Cox teamed up with Taree rider Chris Brian at the Dunc Gray Velodrome in the hair-raising madison discipline, which involves more than 60 laps of tough riding, with a sprint lap every 10 to really get the speed going. Two-man teams compete.
Contact and crashes are a common feature of races, making for a physically and mentally challenging event.
The changeover is is one of the most challenging, and dangerous, parts of the race.
“You were watching out for other riders, lining up your partner to exchange, trying to maintain speed, grabbing your partner’s arm and then either propelling or being propelled forward,” Cox said. “There is plenty of contact during a race. There is wheel touching, shoulders touching and the need to get out of the road of slower riders and there are also several crashes which need to be avoided.”

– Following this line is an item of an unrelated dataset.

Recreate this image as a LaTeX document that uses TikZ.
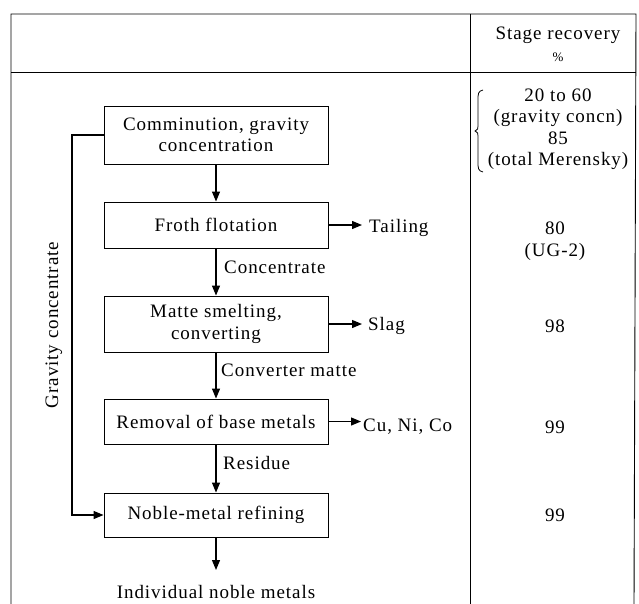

Those challenges made the win all the more satisfying.
“I was ecstatic,” Cox said. “The madison is my best track result this year.”
It’s been a tremendous year for Cox, in just his first full season on the track. It follows a third place overall at the NSW Country Track Championships Coffs Harbour.
“Earlier in the year in the road season I won two gold medals and two bronze medals at the Aust-ralian All School Championships in Shepparton, Victoria,” he said.
He had 10 days’ racing on the road and tracks of New Zealand, and upon his return, Cox took part in the National Track Series, where he rides for the North Coast team.
“So far we have competed in Sydney and Perth, with Launceston, Melbourne and Adelaide to go,” he said.
Cox said the track made for a nice change to the road.
“I am really enjoying the track discipline,” he said. “There are all different types of races, and they are all enjoyable, but I do like the kierin, where you are led out by a motorbike before ending up in a sprint finish.
“In track racing you have to be so switched on. It is full of tactics and positioning and a split second could mean the difference between coming first and last.”
Cox has been riding seriously and competing for the past four years. He trains four to five days a week. While professional aspirations are on the cards, Cox has other priorities at the moment.
“I would love to ride professionally but at this stage my education is coming first,” he said.